What is asked: Each line below should be retyped exactly, with no pictures.
##### Data lines
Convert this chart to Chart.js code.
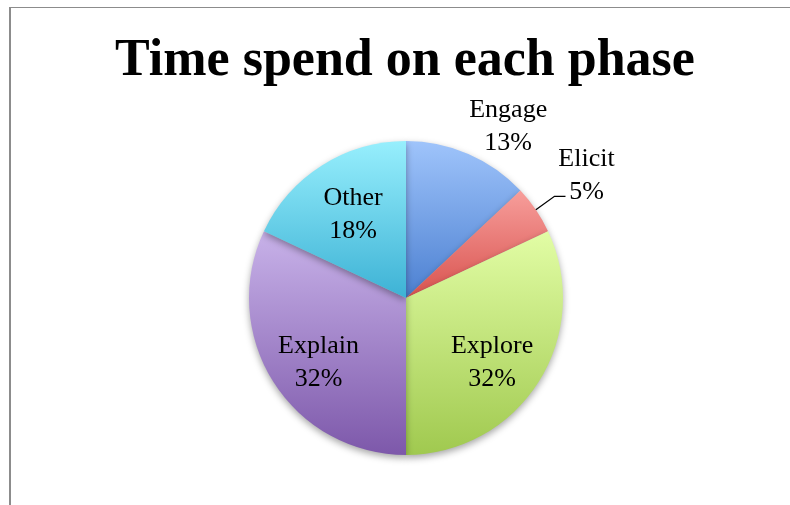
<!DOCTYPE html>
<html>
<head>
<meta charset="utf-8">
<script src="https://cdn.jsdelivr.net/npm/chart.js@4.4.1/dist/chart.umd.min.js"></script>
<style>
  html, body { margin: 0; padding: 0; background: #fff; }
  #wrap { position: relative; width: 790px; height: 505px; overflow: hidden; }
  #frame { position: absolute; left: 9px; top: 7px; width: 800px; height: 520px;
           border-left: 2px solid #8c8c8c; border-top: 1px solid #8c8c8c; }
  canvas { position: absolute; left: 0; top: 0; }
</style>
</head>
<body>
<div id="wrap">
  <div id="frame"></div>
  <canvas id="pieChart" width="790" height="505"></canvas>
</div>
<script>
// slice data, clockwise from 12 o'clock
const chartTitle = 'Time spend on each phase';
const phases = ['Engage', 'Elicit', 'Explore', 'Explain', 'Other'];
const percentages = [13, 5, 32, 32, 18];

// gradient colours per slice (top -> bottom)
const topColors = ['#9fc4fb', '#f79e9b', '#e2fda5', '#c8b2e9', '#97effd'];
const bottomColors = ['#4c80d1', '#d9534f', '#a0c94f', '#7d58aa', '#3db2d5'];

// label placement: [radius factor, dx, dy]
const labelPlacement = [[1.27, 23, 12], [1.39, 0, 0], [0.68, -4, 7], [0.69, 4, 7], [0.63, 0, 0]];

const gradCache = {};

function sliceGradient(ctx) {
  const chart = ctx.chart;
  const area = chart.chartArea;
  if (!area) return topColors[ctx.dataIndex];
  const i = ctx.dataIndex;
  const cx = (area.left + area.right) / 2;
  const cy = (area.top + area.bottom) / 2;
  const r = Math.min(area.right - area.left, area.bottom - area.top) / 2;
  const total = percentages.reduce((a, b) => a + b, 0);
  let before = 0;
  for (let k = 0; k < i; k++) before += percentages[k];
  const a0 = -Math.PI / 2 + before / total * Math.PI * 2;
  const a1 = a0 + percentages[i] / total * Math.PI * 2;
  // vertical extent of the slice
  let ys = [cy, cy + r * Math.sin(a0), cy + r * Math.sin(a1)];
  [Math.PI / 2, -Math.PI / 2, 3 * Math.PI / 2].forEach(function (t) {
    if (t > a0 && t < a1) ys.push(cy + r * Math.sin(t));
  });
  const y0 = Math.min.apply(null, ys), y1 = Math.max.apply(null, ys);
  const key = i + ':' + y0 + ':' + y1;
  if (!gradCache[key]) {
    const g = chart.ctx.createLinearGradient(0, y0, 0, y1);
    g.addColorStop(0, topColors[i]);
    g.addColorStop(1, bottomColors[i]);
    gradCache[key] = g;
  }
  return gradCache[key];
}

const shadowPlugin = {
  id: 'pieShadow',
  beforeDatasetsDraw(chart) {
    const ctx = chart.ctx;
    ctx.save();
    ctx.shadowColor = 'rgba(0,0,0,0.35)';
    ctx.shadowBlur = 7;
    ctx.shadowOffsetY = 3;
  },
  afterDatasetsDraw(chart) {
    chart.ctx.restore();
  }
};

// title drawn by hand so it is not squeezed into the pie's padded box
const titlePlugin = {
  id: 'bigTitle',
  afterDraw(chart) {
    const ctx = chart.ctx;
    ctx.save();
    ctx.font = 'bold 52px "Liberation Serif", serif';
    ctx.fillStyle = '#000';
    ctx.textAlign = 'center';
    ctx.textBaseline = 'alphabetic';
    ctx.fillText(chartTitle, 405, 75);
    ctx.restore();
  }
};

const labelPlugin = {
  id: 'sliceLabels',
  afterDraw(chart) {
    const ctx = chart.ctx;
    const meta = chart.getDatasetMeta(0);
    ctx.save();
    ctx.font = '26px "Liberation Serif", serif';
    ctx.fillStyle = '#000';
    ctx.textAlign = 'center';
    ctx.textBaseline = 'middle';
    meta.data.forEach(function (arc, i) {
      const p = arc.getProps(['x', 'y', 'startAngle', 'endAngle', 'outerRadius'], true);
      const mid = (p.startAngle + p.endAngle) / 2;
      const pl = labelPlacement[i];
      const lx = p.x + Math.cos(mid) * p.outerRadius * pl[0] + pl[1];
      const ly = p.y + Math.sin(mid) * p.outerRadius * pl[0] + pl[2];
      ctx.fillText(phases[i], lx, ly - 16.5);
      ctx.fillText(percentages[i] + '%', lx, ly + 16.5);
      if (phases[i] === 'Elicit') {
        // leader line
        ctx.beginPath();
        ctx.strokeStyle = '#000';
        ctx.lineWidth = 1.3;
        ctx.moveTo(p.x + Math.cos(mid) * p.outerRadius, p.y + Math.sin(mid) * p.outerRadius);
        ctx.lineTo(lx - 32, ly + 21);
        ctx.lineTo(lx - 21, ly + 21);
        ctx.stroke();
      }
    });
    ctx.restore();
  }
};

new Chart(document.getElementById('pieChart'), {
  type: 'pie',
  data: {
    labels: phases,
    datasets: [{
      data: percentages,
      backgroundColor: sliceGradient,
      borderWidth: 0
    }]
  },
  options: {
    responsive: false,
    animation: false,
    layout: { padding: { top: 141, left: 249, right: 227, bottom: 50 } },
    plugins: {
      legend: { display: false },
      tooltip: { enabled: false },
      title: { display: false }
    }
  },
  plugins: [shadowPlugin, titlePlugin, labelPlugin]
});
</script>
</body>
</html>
##########
Full answer:
Convert this chart to Chart.js code.
<!DOCTYPE html>
<html>
<head>
<meta charset="utf-8">
<script src="https://cdn.jsdelivr.net/npm/chart.js@4.4.1/dist/chart.umd.min.js"></script>
<style>
  html, body { margin: 0; padding: 0; background: #fff; }
  #wrap { position: relative; width: 790px; height: 505px; overflow: hidden; }
  #frame { position: absolute; left: 9px; top: 7px; width: 800px; height: 520px;
           border-left: 2px solid #8c8c8c; border-top: 1px solid #8c8c8c; }
  canvas { position: absolute; left: 0; top: 0; }
</style>
</head>
<body>
<div id="wrap">
  <div id="frame"></div>
  <canvas id="pieChart" width="790" height="505"></canvas>
</div>
<script>
// slice data, clockwise from 12 o'clock
const chartTitle = 'Time spend on each phase';
const phases = ['Engage', 'Elicit', 'Explore', 'Explain', 'Other'];
const percentages = [13, 5, 32, 32, 18];

// gradient colours per slice (top -> bottom)
const topColors = ['#9fc4fb', '#f79e9b', '#e2fda5', '#c8b2e9', '#97effd'];
const bottomColors = ['#4c80d1', '#d9534f', '#a0c94f', '#7d58aa', '#3db2d5'];

// label placement: [radius factor, dx, dy]
const labelPlacement = [[1.27, 23, 12], [1.39, 0, 0], [0.68, -4, 7], [0.69, 4, 7], [0.63, 0, 0]];

const gradCache = {};

function sliceGradient(ctx) {
  const chart = ctx.chart;
  const area = chart.chartArea;
  if (!area) return topColors[ctx.dataIndex];
  const i = ctx.dataIndex;
  const cx = (area.left + area.right) / 2;
  const cy = (area.top + area.bottom) / 2;
  const r = Math.min(area.right - area.left, area.bottom - area.top) / 2;
  const total = percentages.reduce((a, b) => a + b, 0);
  let before = 0;
  for (let k = 0; k < i; k++) before += percentages[k];
  const a0 = -Math.PI / 2 + before / total * Math.PI * 2;
  const a1 = a0 + percentages[i] / total * Math.PI * 2;
  // vertical extent of the slice
  let ys = [cy, cy + r * Math.sin(a0), cy + r * Math.sin(a1)];
  [Math.PI / 2, -Math.PI / 2, 3 * Math.PI / 2].forEach(function (t) {
    if (t > a0 && t < a1) ys.push(cy + r * Math.sin(t));
  });
  const y0 = Math.min.apply(null, ys), y1 = Math.max.apply(null, ys);
  const key = i + ':' + y0 + ':' + y1;
  if (!gradCache[key]) {
    const g = chart.ctx.createLinearGradient(0, y0, 0, y1);
    g.addColorStop(0, topColors[i]);
    g.addColorStop(1, bottomColors[i]);
    gradCache[key] = g;
  }
  return gradCache[key];
}

const shadowPlugin = {
  id: 'pieShadow',
  beforeDatasetsDraw(chart) {
    const ctx = chart.ctx;
    ctx.save();
    ctx.shadowColor = 'rgba(0,0,0,0.35)';
    ctx.shadowBlur = 7;
    ctx.shadowOffsetY = 3;
  },
  afterDatasetsDraw(chart) {
    chart.ctx.restore();
  }
};

// title drawn by hand so it is not squeezed into the pie's padded box
const titlePlugin = {
  id: 'bigTitle',
  afterDraw(chart) {
    const ctx = chart.ctx;
    ctx.save();
    ctx.font = 'bold 52px "Liberation Serif", serif';
    ctx.fillStyle = '#000';
    ctx.textAlign = 'center';
    ctx.textBaseline = 'alphabetic';
    ctx.fillText(chartTitle, 405, 75);
    ctx.restore();
  }
};

const labelPlugin = {
  id: 'sliceLabels',
  afterDraw(chart) {
    const ctx = chart.ctx;
    const meta = chart.getDatasetMeta(0);
    ctx.save();
    ctx.font = '26px "Liberation Serif", serif';
    ctx.fillStyle = '#000';
    ctx.textAlign = 'center';
    ctx.textBaseline = 'middle';
    meta.data.forEach(function (arc, i) {
      const p = arc.getProps(['x', 'y', 'startAngle', 'endAngle', 'outerRadius'], true);
      const mid = (p.startAngle + p.endAngle) / 2;
      const pl = labelPlacement[i];
      const lx = p.x + Math.cos(mid) * p.outerRadius * pl[0] + pl[1];
      const ly = p.y + Math.sin(mid) * p.outerRadius * pl[0] + pl[2];
      ctx.fillText(phases[i], lx, ly - 16.5);
      ctx.fillText(percentages[i] + '%', lx, ly + 16.5);
      if (phases[i] === 'Elicit') {
        // leader line
        ctx.beginPath();
        ctx.strokeStyle = '#000';
        ctx.lineWidth = 1.3;
        ctx.moveTo(p.x + Math.cos(mid) * p.outerRadius, p.y + Math.sin(mid) * p.outerRadius);
        ctx.lineTo(lx - 32, ly + 21);
        ctx.lineTo(lx - 21, ly + 21);
        ctx.stroke();
      }
    });
    ctx.restore();
  }
};

new Chart(document.getElementById('pieChart'), {
  type: 'pie',
  data: {
    labels: phases,
    datasets: [{
      data: percentages,
      backgroundColor: sliceGradient,
      borderWidth: 0
    }]
  },
  options: {
    responsive: false,
    animation: false,
    layout: { padding: { top: 141, left: 249, right: 227, bottom: 50 } },
    plugins: {
      legend: { display: false },
      tooltip: { enabled: false },
      title: { display: false }
    }
  },
  plugins: [shadowPlugin, titlePlugin, labelPlugin]
});
</script>
</body>
</html>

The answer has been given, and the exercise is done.